FIRST PRINCIPLES

Buchman, however, always regarded his spiritual discoveries as having universal application. After his experience in the little church in Keswick, when he realised his own sin and experienced Christ's forgiveness, he never again considered that any other human being, however corrupted, was beyond the reach of the grace which had healed his own hate and pride.

Another decisive experience had resulted from F. B. Meyer's question to him at Penn State - whether he gave enough time each day to asking God what he should do. This can be seen as the time when Buchman decided to give his will, as distinct from his life in general, to God. Now he must do God's work not in his way, but in God's. His immediate response had been to set aside the hour between five and six in the morning not just to talk to God, but to listen as well. It was his personal discovery of the age-old discipline of silence before God. In carrying out this experiment, he was much encouraged by contact with Professor Henry Wright of Yale and by studying his book, The Will of God and a Man's Lifework, which was published in that same year of 1909.1*

(* Wright immediately sent a copy to Buchman at Penn State, who replied, 'Your book has just come and I am delighted with it ... am teaching it myself to about a hundred' (Mark Guldseth, Streams, privately printed 1982, p. 87). Wright was at this time Assistant Professor of Latin History and Literature at Yale. In 1914 a special chair in Christian Methods was created for him at Yale Divinity School. Guldseth makes clear Buchman's debt - often acknowledged by Buchman himself- at this period to Wright, Moody and Drummond.)

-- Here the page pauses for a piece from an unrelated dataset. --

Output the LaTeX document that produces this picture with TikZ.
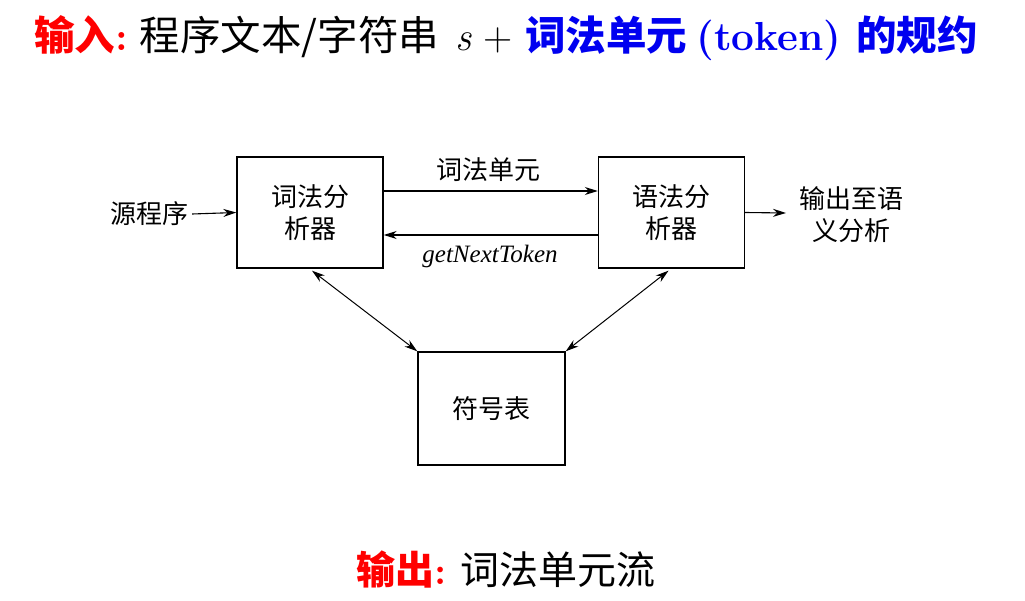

The central theme of Wright's book was that an individual could, through 'two-way prayer' - listening for guidance as well as talking - find God's will for his life and for the ordinary events of the day. Wright himself set aside half an hour for such listening prayer first thing every morning. At such times - and indeed at any time in the day - he declared that what he called 'luminous thoughts' came from God, provided only that the human receiver was clean enough to pick them up. These thoughts Wright wrote down in a notebook and always tried to carry out.